Secondo quanto riferito all’Agi da Paolo Ambrosini, presidente dell’Ali, “oggi le librerie sono ancora gli operatori principali con circa il 70%” ma l’online è in ascesa e “si stima intorno al 15,16%”. Il restante “è occupato dalla grande distribuzione organizzata (supermercati)”. E se “è giusto e corretto che ci sia un mercato online perché vuol dire che c’è una domanda di quel prodotto, è anche vero che le librerie devono affrontare tutta una serie di problemi specifici. In particolare, stiamo spostando una fetta di commercio dal canale fisico a quello online. E la conseguenza è che da un lato mettiamo a rischio l’esistenza di un sistema capillare delle librerie sul territorio. Soprattutto quelle medio piccole. Non solo - e questa è la conseguenza più grave - così facendo viene a mancare la figura del librario, ovvero colui che collabora con le biblioteche, organizza presentazioni, stimola i lettori. Infine, il tipo di offerta che c’è sull’online pone anche un problema di fiscalità generale. Molti operatori online riescono a eludere il meccanismo fiscale nostro pagando l’1, il 2 o lo zero virgola. Ciò non solo pone un problema di concorrenza sleale verso gli altri operatori commerciali, ma in questo modo si perdono anche risorse da investire nel Paese”.

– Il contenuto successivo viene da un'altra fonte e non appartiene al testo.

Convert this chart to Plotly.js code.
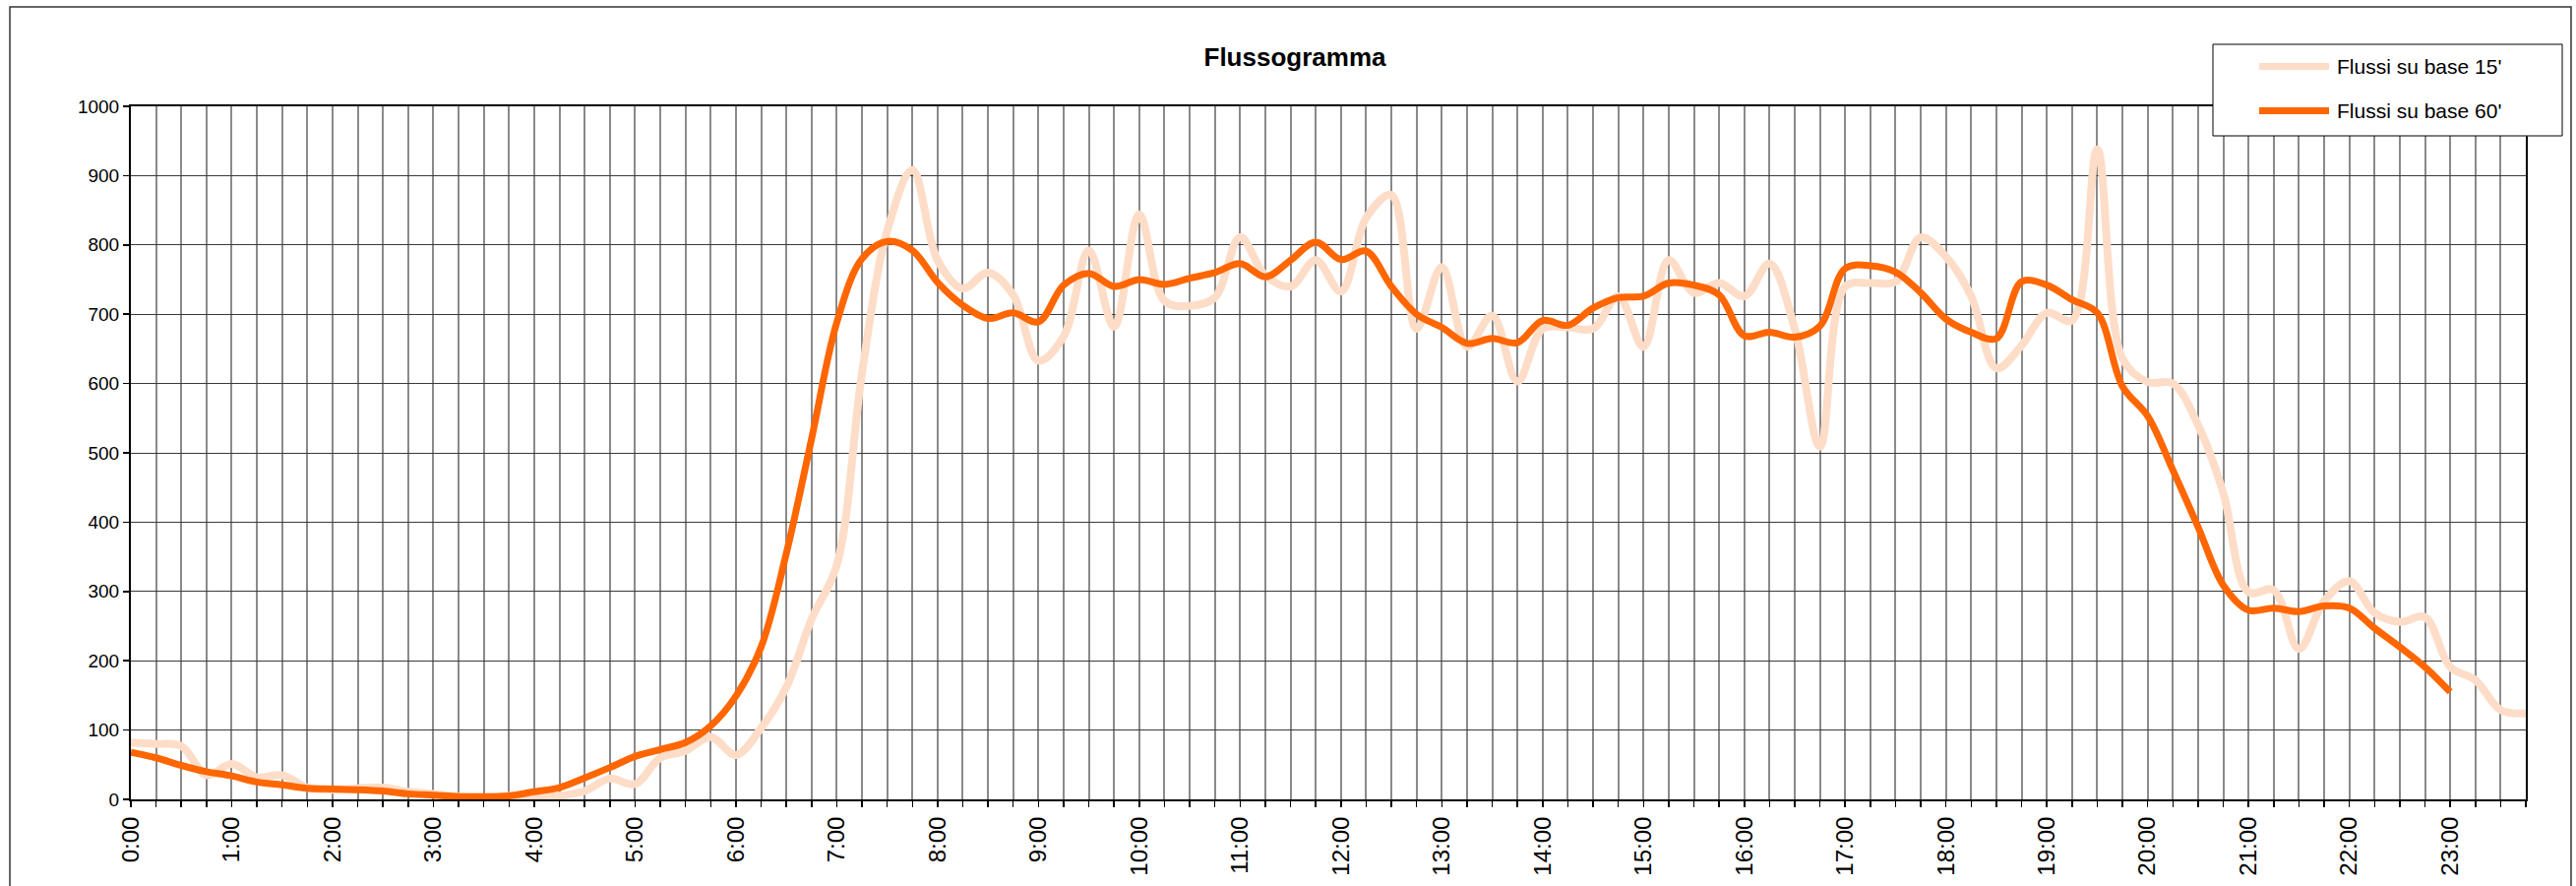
<!DOCTYPE html>
<html>
<head>
<meta charset="utf-8">
<script src="https://cdn.plot.ly/plotly-3.0.1.min.js"></script>
<style>html,body{margin:0;padding:0;background:#fff;}#chart{width:2618px;height:900px;}</style>
</head>
<body>
<div id="chart"></div>
<script>
// Categories: 15-minute time slots
const times = ["0:00","0:15","0:30","0:45","1:00","1:15","1:30","1:45","2:00","2:15","2:30","2:45",
"3:00","3:15","3:30","3:45","4:00","4:15","4:30","4:45","5:00","5:15","5:30","5:45",
"6:00","6:15","6:30","6:45","7:00","7:15","7:30","7:45","8:00","8:15","8:30","8:45",
"9:00","9:15","9:30","9:45","10:00","10:15","10:30","10:45","11:00","11:15","11:30","11:45",
"12:00","12:15","12:30","12:45","13:00","13:15","13:30","13:45","14:00","14:15","14:30","14:45",
"15:00","15:15","15:30","15:45","16:00","16:15","16:30","16:45","17:00","17:15","17:30","17:45",
"18:00","18:15","18:30","18:45","19:00","19:15","19:30","19:45","20:00","20:15","20:30","20:45",
"21:00","21:15","21:30","21:45","22:00","22:15","22:30","22:45","23:00","23:15","23:30","23:45"];

// Hour labels shown on the axis
const hourLabels = ["0:00","1:00","2:00","3:00","4:00","5:00","6:00","7:00","8:00","9:00","10:00","11:00",
"12:00","13:00","14:00","15:00","16:00","17:00","18:00","19:00","20:00","21:00","22:00","23:00"];

// Flussi su base 15'
const flussi15 = [82,80,77,35,51,32,35,17,14,16,17,11,
8,4,3,5,3,5,12,30,22,60,70,90,
64,103,162,260,338,615,820,908,778,737,760,728,
633,668,792,682,844,719,712,724,811,756,740,778,
733,839,872,679,768,653,698,603,679,681,679,726,
653,778,731,745,726,773,679,509,740,745,747,811,
783,726,622,655,702,691,938,636,602,600,540,442,
299,302,217,286,315,269,256,263,191,172,129,124];

// Flussi su base 60' (0:00 .. 23:00)
const flussi60 = [68,60,49,40,34,25,21,16,15,14,12,8,
6,4,4,5,11,17,31,46,62,72,82,106,
149,220,355,520,688,780,805,792,746,713,694,702,
689,742,759,740,750,743,752,760,773,754,778,804,
779,791,740,700,681,658,665,659,691,684,709,724,
726,745,742,728,669,674,667,683,766,770,761,731,
693,674,665,747,742,721,702,596,553,475,393,309,
273,276,271,279,276,247,220,191,155];

const yTicks = [0,100,200,300,400,500,600,700,800,900,1000];

const seriesNames = ["Flussi su base 15'", "Flussi su base 60'"];
const lightColor = '#FDDDC8';
const darkColor = '#FF6600';

// plot-area pixel geometry
const L = 133, R = 2567, T = 108, B = 812;
const px = v => (v - L) / (R - L);
const py = v => (B - v) / (B - T);

const ticktext = times.map(t => hourLabels.includes(t) ? t : '');

const traces = [
  {x: times, y: flussi15, type: 'scatter', mode: 'lines', name: seriesNames[0],
   line: {color: lightColor, width: 8, shape: 'spline', smoothing: 1}, showlegend: false},
  {x: times.slice(0, flussi60.length), y: flussi60, type: 'scatter', mode: 'lines', name: seriesNames[1],
   line: {color: darkColor, width: 7, shape: 'spline', smoothing: 1}, showlegend: false}
];

const font = 'Liberation Sans, Arial, sans-serif';

const layout = {
  width: 2618, height: 900,
  margin: {l: L, r: 2618 - R, t: T, b: 900 - B, pad: 0},
  paper_bgcolor: '#fff', plot_bgcolor: '#fff',
  font: {family: font, color: '#000'},
  title: {text: '<b>Flussogramma</b>', font: {family: font, size: 26, color: '#000'},
          xref: 'container', x: 1316 / 2618, xanchor: 'center', yref: 'container', y: 1 - 58 / 900, yanchor: 'middle'},
  xaxis: {type: 'category', range: [0, times.length - 1], tickmode: 'array', tickvals: times, ticktext: ticktext,
          tickangle: -90, tickfont: {family: font, size: 24, color: '#000'},
          ticks: 'outside', ticklen: 6, tickwidth: 1.5, tickcolor: '#000',
          showgrid: true, gridcolor: '#8a8a8a', gridwidth: 2,
          showline: true, linecolor: '#000', linewidth: 2, mirror: true, zeroline: false, fixedrange: true},
  yaxis: {range: [0, 1000], tickmode: 'array', tickvals: yTicks,
          tickfont: {family: font, size: 19, color: '#000'},
          ticks: 'outside', ticklen: 6, tickwidth: 1.5, tickcolor: '#000',
          showgrid: true, gridcolor: '#3a3a3a', gridwidth: 1,
          showline: true, linecolor: '#000', linewidth: 2, mirror: true, zeroline: false, fixedrange: true},
  shapes: [
    // chart-area frame
    {type: 'rect', xref: 'paper', yref: 'paper', x0: px(10), x1: px(2613), y0: py(910), y1: py(7),
     line: {color: '#333', width: 1.5}, fillcolor: 'rgba(0,0,0,0)', layer: 'below'},
    // legend box
    {type: 'rect', xref: 'paper', yref: 'paper', x0: px(2249), x1: px(2604), y0: py(138), y1: py(45),
     line: {color: '#000', width: 1}, fillcolor: '#fff', layer: 'above'},
    {type: 'line', xref: 'paper', yref: 'paper', x0: px(2296), x1: px(2367), y0: py(67.5), y1: py(67.5),
     line: {color: lightColor, width: 7}, layer: 'above'},
    {type: 'line', xref: 'paper', yref: 'paper', x0: px(2296), x1: px(2367), y0: py(112.5), y1: py(112.5),
     line: {color: darkColor, width: 7}, layer: 'above'}
  ],
  annotations: [
    {xref: 'paper', yref: 'paper', x: px(2373), y: py(68), xanchor: 'left', yanchor: 'middle', showarrow: false,
     text: seriesNames[0], font: {family: font, size: 21, color: '#000'}},
    {xref: 'paper', yref: 'paper', x: px(2373), y: py(113), xanchor: 'left', yanchor: 'middle', showarrow: false,
     text: seriesNames[1], font: {family: font, size: 21, color: '#000'}}
  ],
  showlegend: false
};

Plotly.newPlot('chart', traces, layout, {displayModeBar: false, staticPlot: true});
</script>
</body>
</html>
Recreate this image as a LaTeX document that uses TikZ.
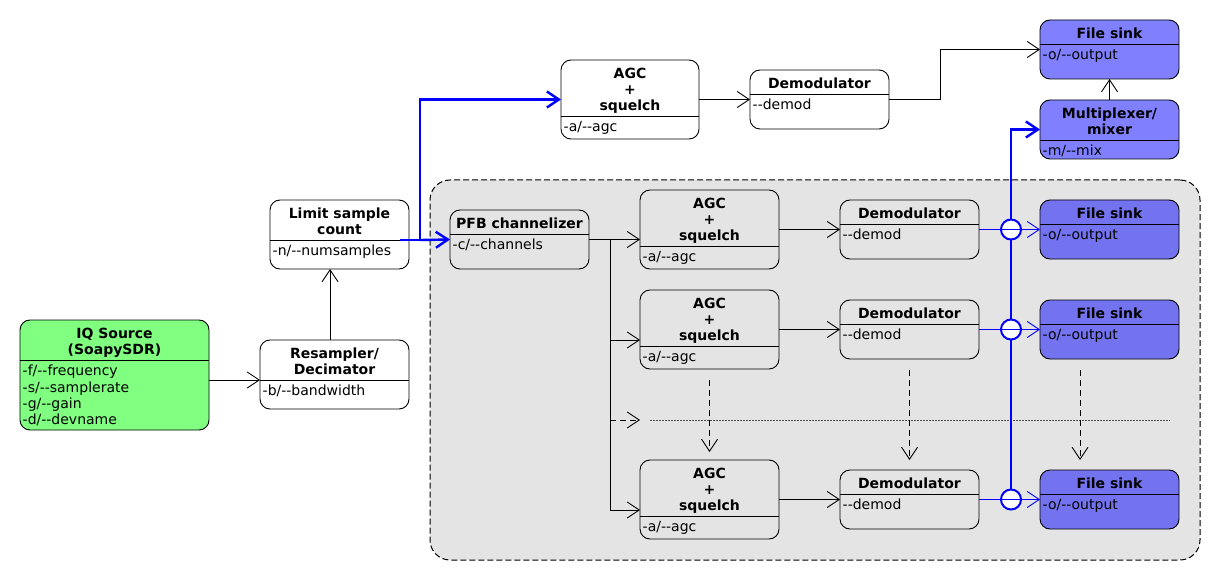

Tutti i numeri dell’uragano Amazon
Se in Italia eCommerce fa rima con Amazon, la domanda è: “il colosso americano ha segnato il destino del commercio al dettaglio?” Da Amazon Italia rimandano le accuse al mittente e fanno sapere che “dal suo arrivo in Italia nel 2010, Amazon ha investito oltre 800 milioni di euro e ha creato più di 3.000 posti di lavoro. Questi numeri si traducono in milioni di nuovi prodotti disponibili per i clienti di amazon.it". Quanto ai venditori, spiegano ad Agi, “migliaia di essi e di PMI italiane stanno facendo crescere con successo la propria attività utilizzando il marketplace di Amazon”.
In totale di parla di “32.000, piccole medie imprese e professionisti hanno sviluppato la propria attività con Amazon Marketplace, Amazon Web Services e Kindle Direct Publishing. Con il numero dei venditori italiani che usano Marketplace che è più che raddoppiato nel 2016 (+136%) e l'export che ha raggiunto quota euro 250 milioni nel 2016 (165 milioni nel 2015)”. Nessuna concorrenza. Se la si sa cogliere - sostengono ancora - quella di Amazon può rappresentare una vera opportunità: “Nel complesso, gli artigiani che sfruttano la vetrina Made in Italy hanno visto crescere le vendite in modo significativo (+86%) nel 2017 su Amazon”.